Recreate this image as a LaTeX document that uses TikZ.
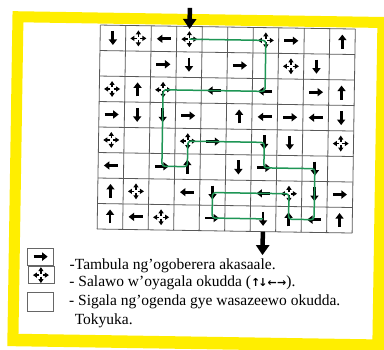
* * *
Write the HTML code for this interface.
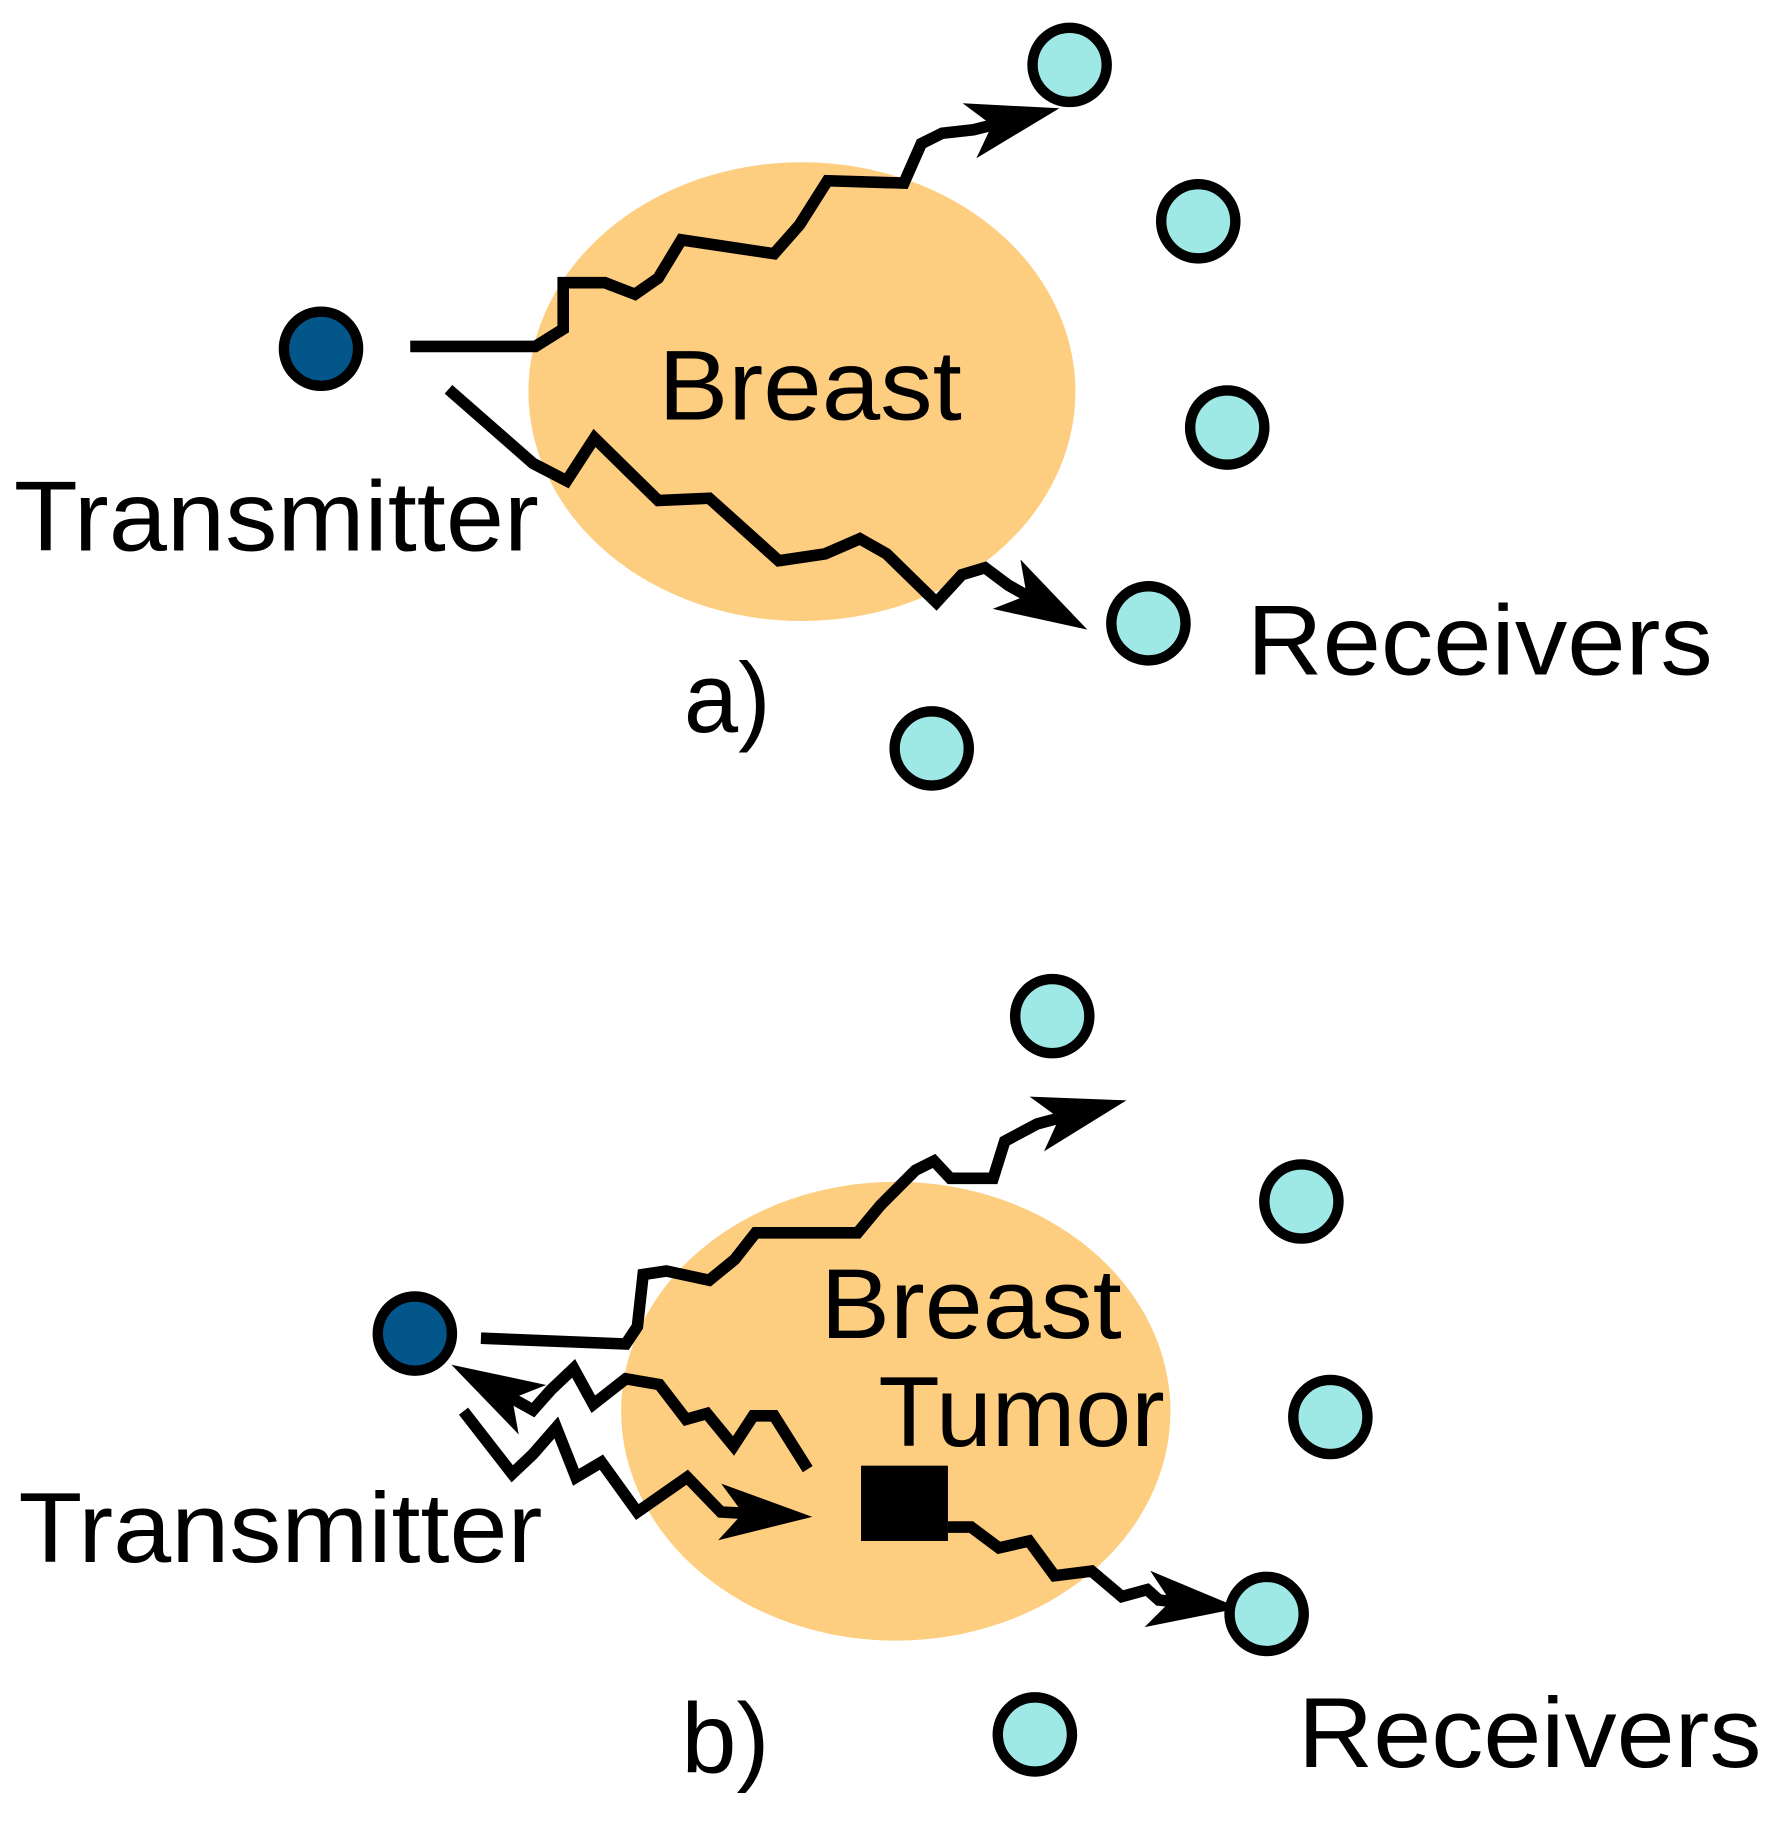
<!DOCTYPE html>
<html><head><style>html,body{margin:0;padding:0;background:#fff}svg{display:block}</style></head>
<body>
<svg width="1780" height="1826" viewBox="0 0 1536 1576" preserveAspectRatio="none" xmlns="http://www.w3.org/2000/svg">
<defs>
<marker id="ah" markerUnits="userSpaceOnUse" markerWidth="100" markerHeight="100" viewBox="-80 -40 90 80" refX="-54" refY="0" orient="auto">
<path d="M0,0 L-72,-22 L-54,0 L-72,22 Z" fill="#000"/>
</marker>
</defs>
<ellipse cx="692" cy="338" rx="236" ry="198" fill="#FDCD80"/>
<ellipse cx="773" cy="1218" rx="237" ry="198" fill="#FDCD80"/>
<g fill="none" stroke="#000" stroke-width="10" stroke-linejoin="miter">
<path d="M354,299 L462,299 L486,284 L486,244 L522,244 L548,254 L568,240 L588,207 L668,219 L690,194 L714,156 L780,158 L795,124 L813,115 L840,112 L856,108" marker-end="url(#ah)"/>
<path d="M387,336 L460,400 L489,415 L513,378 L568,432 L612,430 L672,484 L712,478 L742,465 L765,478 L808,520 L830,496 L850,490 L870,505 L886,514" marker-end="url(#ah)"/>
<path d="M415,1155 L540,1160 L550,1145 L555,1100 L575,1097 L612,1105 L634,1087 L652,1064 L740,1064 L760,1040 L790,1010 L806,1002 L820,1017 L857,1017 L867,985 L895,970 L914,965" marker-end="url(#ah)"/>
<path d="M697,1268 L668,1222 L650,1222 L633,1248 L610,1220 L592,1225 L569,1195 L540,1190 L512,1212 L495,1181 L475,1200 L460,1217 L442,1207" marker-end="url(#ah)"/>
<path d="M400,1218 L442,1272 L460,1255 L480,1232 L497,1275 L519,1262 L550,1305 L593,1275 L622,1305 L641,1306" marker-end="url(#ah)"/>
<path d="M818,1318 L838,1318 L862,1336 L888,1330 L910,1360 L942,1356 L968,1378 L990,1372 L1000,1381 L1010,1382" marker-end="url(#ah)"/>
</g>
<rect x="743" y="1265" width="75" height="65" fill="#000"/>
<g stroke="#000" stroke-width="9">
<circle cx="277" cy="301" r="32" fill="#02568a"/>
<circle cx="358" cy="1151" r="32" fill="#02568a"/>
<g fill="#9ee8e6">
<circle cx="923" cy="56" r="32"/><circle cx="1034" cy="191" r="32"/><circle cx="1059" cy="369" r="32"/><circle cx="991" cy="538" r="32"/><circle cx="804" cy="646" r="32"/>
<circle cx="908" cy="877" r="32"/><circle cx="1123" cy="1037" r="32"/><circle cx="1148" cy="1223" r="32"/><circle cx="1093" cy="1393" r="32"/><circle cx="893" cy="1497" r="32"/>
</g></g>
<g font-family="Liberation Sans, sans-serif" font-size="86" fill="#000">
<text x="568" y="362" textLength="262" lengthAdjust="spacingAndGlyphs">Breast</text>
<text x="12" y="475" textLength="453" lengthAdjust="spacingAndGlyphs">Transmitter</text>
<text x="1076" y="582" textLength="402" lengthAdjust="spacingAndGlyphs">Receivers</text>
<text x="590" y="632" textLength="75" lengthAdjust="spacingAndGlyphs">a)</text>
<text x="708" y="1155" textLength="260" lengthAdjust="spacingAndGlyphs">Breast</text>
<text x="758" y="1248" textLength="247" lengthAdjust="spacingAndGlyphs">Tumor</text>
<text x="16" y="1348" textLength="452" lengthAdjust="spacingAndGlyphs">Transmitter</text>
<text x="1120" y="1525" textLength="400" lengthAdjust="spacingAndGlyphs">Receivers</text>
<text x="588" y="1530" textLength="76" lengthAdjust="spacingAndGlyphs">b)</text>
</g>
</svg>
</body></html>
---
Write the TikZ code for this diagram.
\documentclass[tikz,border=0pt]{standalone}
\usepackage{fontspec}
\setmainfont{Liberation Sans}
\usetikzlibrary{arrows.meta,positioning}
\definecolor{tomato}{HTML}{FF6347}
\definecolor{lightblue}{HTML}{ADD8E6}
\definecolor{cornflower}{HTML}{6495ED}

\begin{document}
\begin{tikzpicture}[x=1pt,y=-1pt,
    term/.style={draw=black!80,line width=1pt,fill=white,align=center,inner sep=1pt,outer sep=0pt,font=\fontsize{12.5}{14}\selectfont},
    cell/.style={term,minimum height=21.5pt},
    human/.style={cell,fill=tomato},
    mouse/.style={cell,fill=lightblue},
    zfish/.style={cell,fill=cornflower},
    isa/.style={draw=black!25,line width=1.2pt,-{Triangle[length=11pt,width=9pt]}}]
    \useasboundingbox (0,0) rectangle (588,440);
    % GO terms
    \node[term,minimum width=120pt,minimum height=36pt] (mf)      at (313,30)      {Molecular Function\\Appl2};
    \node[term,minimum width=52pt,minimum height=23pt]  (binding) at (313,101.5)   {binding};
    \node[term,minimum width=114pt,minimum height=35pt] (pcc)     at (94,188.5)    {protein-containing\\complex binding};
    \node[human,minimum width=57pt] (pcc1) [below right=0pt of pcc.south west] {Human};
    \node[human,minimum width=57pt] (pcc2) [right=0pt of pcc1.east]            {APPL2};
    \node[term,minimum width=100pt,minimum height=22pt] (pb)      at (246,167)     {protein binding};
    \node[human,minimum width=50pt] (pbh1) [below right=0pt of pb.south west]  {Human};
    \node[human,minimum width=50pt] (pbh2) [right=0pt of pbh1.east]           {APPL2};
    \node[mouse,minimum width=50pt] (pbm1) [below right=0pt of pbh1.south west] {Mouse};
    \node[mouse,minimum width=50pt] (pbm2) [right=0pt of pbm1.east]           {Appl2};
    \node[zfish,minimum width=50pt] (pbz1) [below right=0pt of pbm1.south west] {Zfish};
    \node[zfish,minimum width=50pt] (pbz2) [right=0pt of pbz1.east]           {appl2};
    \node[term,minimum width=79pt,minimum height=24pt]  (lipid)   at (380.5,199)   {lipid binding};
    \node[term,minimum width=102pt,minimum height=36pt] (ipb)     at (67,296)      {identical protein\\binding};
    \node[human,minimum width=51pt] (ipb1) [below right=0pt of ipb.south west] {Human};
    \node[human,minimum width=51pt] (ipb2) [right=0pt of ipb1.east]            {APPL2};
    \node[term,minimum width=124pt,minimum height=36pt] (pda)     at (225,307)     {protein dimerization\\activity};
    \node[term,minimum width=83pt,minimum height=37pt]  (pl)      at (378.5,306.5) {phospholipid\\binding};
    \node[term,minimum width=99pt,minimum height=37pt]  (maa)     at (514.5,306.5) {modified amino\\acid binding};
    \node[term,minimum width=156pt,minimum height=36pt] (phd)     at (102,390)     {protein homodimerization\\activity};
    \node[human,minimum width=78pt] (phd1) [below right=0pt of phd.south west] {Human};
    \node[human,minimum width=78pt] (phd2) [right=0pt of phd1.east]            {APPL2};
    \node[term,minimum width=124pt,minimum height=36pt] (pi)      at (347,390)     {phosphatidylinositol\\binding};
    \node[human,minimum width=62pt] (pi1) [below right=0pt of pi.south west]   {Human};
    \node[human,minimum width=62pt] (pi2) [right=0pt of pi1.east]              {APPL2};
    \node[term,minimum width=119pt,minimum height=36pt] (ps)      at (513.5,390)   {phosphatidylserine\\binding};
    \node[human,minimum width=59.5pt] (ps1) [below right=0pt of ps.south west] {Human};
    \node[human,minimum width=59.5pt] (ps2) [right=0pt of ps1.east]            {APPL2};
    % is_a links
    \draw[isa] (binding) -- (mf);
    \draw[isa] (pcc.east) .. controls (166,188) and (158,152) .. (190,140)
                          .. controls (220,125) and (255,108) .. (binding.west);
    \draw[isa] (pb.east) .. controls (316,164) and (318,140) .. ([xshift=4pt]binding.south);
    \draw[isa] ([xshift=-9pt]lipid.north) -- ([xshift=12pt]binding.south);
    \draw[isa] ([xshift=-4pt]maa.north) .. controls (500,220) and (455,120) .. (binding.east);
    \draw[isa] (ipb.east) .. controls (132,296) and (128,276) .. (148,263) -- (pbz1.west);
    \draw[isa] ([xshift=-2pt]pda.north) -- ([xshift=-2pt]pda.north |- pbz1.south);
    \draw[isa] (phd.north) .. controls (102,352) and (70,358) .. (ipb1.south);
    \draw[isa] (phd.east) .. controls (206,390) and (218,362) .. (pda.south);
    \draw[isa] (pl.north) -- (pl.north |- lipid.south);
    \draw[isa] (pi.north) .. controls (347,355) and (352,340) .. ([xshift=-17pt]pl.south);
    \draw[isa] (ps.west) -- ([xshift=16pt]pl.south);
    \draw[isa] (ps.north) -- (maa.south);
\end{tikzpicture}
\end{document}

TASK OBJECTIVE: Take every line from the data that contains the word "this".

RESULT OF THE EXERCISE:
Recreate this image as a LaTeX document that uses TikZ.
Write the HTML code for this interface.
Write the TikZ code for this diagram.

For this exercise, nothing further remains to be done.